I think this spin on the matter allows us to avoid what I see as the two dangers of interdisciplinarity: first, similar to “multi-culturalism” in the worst sense, it can often devolve into mere tolerance alone, or celebration of otherness, or exoticism (“Look, mom, a video projection behind an actor!”). Depth of critique can often get lost in the pyrotechnics of “more is more.” Similarly, and as I also brought up earlier, interdisciplinary work can also serve to actually reinforce the very boundaries which it seeks to transcend. Whereas a project that involves writers and dancers and set designers and musicians might be great, those people often all remain in their defined disciplinary ghettos: the “writer,” the “dancer,” etc. Each contributes his or her part: equal but still separate.

And so we need to ask if we are talking about interdisciplinarity or interdisciplinary collaboration. These are two related things, but not the same. We seem to mostly think and talk about the latter when we should be focusing on the other one. Collaboration is fine, but also not a virtue in itself. Hollywood film is replete with collaboration and yet I think we can all agree that the quality of the resultant work is on the whole quite low. And when we talk about collaboration it usually focuses around issues of access and hierarchy. The first is simply going to remain a problem, I think.
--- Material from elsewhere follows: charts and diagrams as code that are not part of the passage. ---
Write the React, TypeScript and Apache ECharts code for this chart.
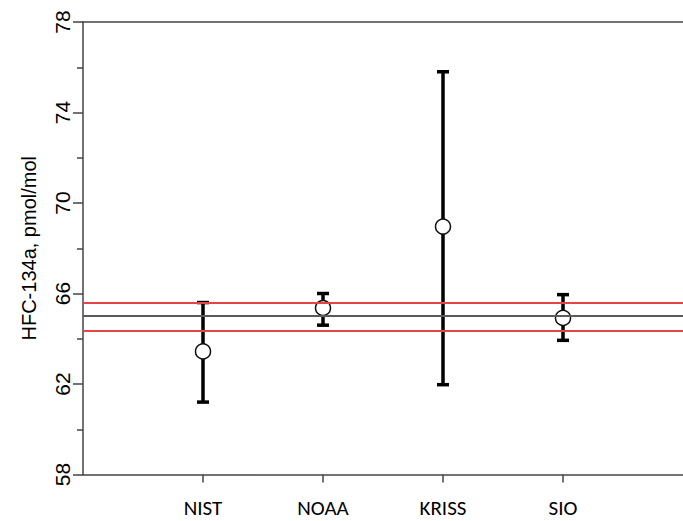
import React, { useEffect, useRef } from "react";
import * as echarts from "echarts";

const categories = ["NIST", "NOAA", "KRISS", "SIO"];
const means = [63.44, 65.36, 68.96, 64.92];
const upperErr = [65.6, 66.0, 75.8, 65.95];
const lowerErr = [61.2, 64.6, 61.97, 63.93];
const refValue = 65.0;
const refUpper = 65.6;
const refLower = 64.36;
const yTicks = { min: 58, max: 78, interval: 4 };
const yTitle = "HFC-134a, pmol/mol";

export default function App() {
  const ref = useRef<HTMLDivElement>(null);
  useEffect(() => {
    if (!ref.current) return;
    const chart = echarts.init(ref.current, null, { renderer: "svg" });
    const axisColor = "#444";
    const line = { show: true, lineStyle: { color: axisColor, width: 1.5 } };
    chart.setOption({
      animation: false,
      backgroundColor: "#fff",
      grid: {
        left: 83,
        top: 22,
        width: 606,
        bottom: 46.5,
        show: false,
      },
      xAxis: [
        {
          type: "value",
          min: 0,
          max: 5,
          interval: 1,
          splitLine: { show: false },
          axisLine: line,
          axisTick: {
            show: true,
            customValues: [1, 2, 3, 4],
            length: 8,
            lineStyle: { color: axisColor, width: 1.5 },
          },
          axisLabel: {
            customValues: [1, 2, 3, 4],
            formatter: (v: number) => categories[Math.round(v) - 1] ?? "",
            fontFamily: "Carlito, Lato, sans-serif",
            fontSize: 21,
            color: "#000",
            margin: 23,
          },
        },
        {
          type: "value",
          position: "top",
          min: 0,
          max: 5,
          splitLine: { show: false },
          axisLine: line,
          axisTick: { show: false },
          axisLabel: { show: false },
        },
      ],
      yAxis: {
        type: "value",
        min: yTicks.min,
        max: yTicks.max,
        interval: yTicks.interval,
        splitLine: { show: false },
        minorSplitLine: { show: false },
        axisLine: line,
        axisTick: { show: true, length: 10, lineStyle: { color: axisColor, width: 1.5 } },
        minorTick: { show: true, splitNumber: 2, length: 6, lineStyle: { color: axisColor, width: 1.5 } },
        axisLabel: {
          rotate: 90,
          fontFamily: "Liberation Sans, Arial, sans-serif",
          fontSize: 21,
          color: "#000",
          margin: 10,
        },
        name: yTitle,
        nameLocation: "middle",
        nameRotate: 90,
        nameGap: 44,
        nameTextStyle: {
          fontFamily: "Liberation Sans, Arial, sans-serif",
          fontSize: 20,
          color: "#000",
        },
      },
      series: [
        {
          type: "scatter",
          data: [],
          z: 1,
          markLine: {
            silent: true,
            symbol: ["none", "none"],
            label: { show: false },
            data: [
              { yAxis: refUpper, lineStyle: { color: "#e64545", width: 2, type: "solid" } },
              { yAxis: refValue, lineStyle: { color: "#5a5a5a", width: 2, type: "solid" } },
              { yAxis: refLower, lineStyle: { color: "#e64545", width: 2, type: "solid" } },
            ],
          },
        },
        {
          type: "custom",
          z: 3,
          data: categories.map((_, i) => [i + 1, lowerErr[i], upperErr[i]]),
          encode: { x: 0, y: [1, 2] },
          renderItem: (params: any, api: any) => {
            const x = api.value(0);
            const lo = api.coord([x, api.value(1)]);
            const hi = api.coord([x, api.value(2)]);
            const hw = 6;
            const style = { stroke: "#000", lineWidth: 3.5 };
            return {
              type: "group",
              children: [
                { type: "line", shape: { x1: lo[0], y1: lo[1], x2: hi[0], y2: hi[1] }, style },
                { type: "line", shape: { x1: hi[0] - hw, y1: hi[1], x2: hi[0] + hw, y2: hi[1] }, style },
                { type: "line", shape: { x1: lo[0] - hw, y1: lo[1], x2: lo[0] + hw, y2: lo[1] }, style },
              ],
            };
          },
        },
        {
          type: "scatter",
          z: 4,
          symbol: "circle",
          symbolSize: 15,
          data: means.map((m, i) => [i + 1, m]),
          itemStyle: { color: "#fff", borderColor: "#111", borderWidth: 1.5, opacity: 1 },
        },
      ],
    });
    return () => chart.dispose();
  }, []);
  return (
    <div
      ref={ref}
      style={{ position: "fixed", left: 0, top: 0, width: 683, height: 521 }}
    />
  );
}
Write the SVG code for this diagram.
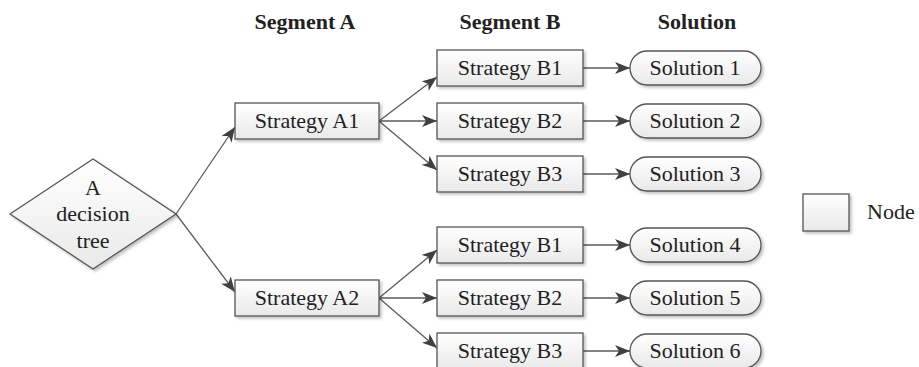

And hierarchical organization, it gets a bad rap. Having a clear structure, with leaders and subordinates, is not only usually the most efficient way to work but also often the only way to get anything accomplished. What is problematic is when those hierarchies become immutable, fixed, when one person or discipline always leads, the others always following.

But if we instead focus simply on interdisciplinarity -- whether it is a collaboration or an individual -- then we can avoid the special problems of group work and zero in on the issue of siting. This is something that never came up earlier but I believe it to be perhaps the most important question of interdisciplinary work -- or, indeed, all work. It goes back to the questions I asked earlier: What can painting do? What can dance? But expands them out into the real questions: What can I communicate within a gallery? Within a theatre? What are the limits of those sites of reception. Because, while during the earlier session there was a plea to stop talking about product but instead about the process, what was meant was only the process of creation. But why do we care so much about that process? And have we ever really been ignoring it? To me, that seems to be what we mostly talk about. What seems decidedly lacking is investigation into the process of reception, not what goes into a work nor how it gets made, but how the audience -- be it a theatre-goer or gallery visitor or passerby on the street -- how they make sense of a work. Again: what can a work do? What should it do? And, furthermore, how do we get it to do that?

To conclude, I’d like to make somewhat of an aside. Also during the earlier panel -- because all of this has more or less been in response to what was said then -- the fact that the business world now regularly adopts interdisciplinary models was raised and yet quickly dismissed as scary. But I believe there is quite a bit we have to learn from the cut-throat, bottom-line rigor of business. There is a reason why more and more artists’ groups are adopting corporate models. I’ll end with a quote from the mission statement of one of such groups, one with which I’ve had the pleasure to work:

"Bernadette Corporation was founded on the insight that with a corporate name comes the promise of an open space... It provides a social face behind which is a black hole for all sorts of undisclosed activities... An inscribed place within society treated with a laissez-faire attitude. A corporate name is at once the name of a legitimate, respectable, law-abiding organization and the name of a free-wheeling gang.... Such a name allows for expansion and contractions, sudden rises and difficult falls, favorable ventures and ill-fated ones, all with the possibility of bouncing back with no harm done.... Corporations are today’s ideal artists (or artists’ formations). They are hubs of group activity, round the clock productivity, and have significant influence over our daily lives."